Close to 40% of Chinese Australians say they have endured discrimination in the past year because of their heritage, with the majority citing recent bilateral shifts between Beijing and Canberra and the COVID-19 pandemic as the two largest contributors, according to a recent report.
Australian thin-tank the Lowy Institute's new survey further revealed that 18% of respondents had been physically abused or intimidated because they were Chinese in the 12 months before December 2020, while 31% had been called insulting names.
The survey's co-author Natasha Kassam said more than 1,000 people were asked for their thoughts on life in Australia, their relationship with China, as well as views on foreign influence, interference, belonging, discrimination, immigration and security.
Kassam said the worst relations between the two economic giants in decades have meant the separation between someone who is Chinese and the actions of the Chinese government has become entwined. Everyday people are suffering as a result, she said.

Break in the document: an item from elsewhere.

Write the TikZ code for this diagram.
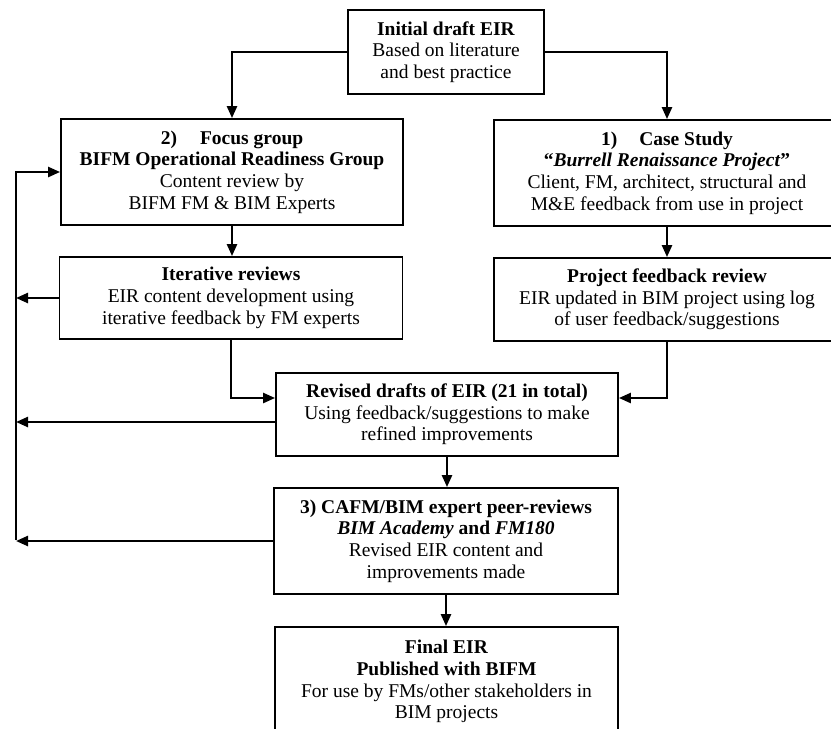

"As that broader Australian debate around China has shifted over the past year, particularly in relation to foreign interference and economic coercion, it does seem Chinese Australians have borne the brunt," Kassam told the Australian Broadcasting Corporation.
The Lowy Institute’s Multiculturalism, Identity and Influence Project conducted a nationally representative poll of Chinese-Australians to better understand their outlook on life in Australia, relationship with China and views on foreign influence.https://t.co/uUrIugPwQT— The Lowy Institute (@LowyInstitute) March 3, 2021
Chinese and Australian hostilities peaked at the end of 2020 after Beijing imposed trade strikes on billions of dollars worth of Australian exports.
The strikes are thought to be a countermove to the Australian government's call for an "impartial, independent and comprehensive evaluation" into the international response to the COVID-19 pandemic and fears that Australia is spearheading global criticism of China's activity in the South China Sea and Hong Kong.
The survey's findings echo similar reports from 2020 that show coronavirus has fuelled racism against Asian Australians.
The Asian Australian Alliance reported that in the two months leading up to June 2, 2020, 377 incidents of anti-Asian racism were registered, with women the most common sufferers. Around 35% of the abuse came in racial slurs, with jokes, verbal threats, physical abuse and being spat, sneezed and coughed on all similarly noted.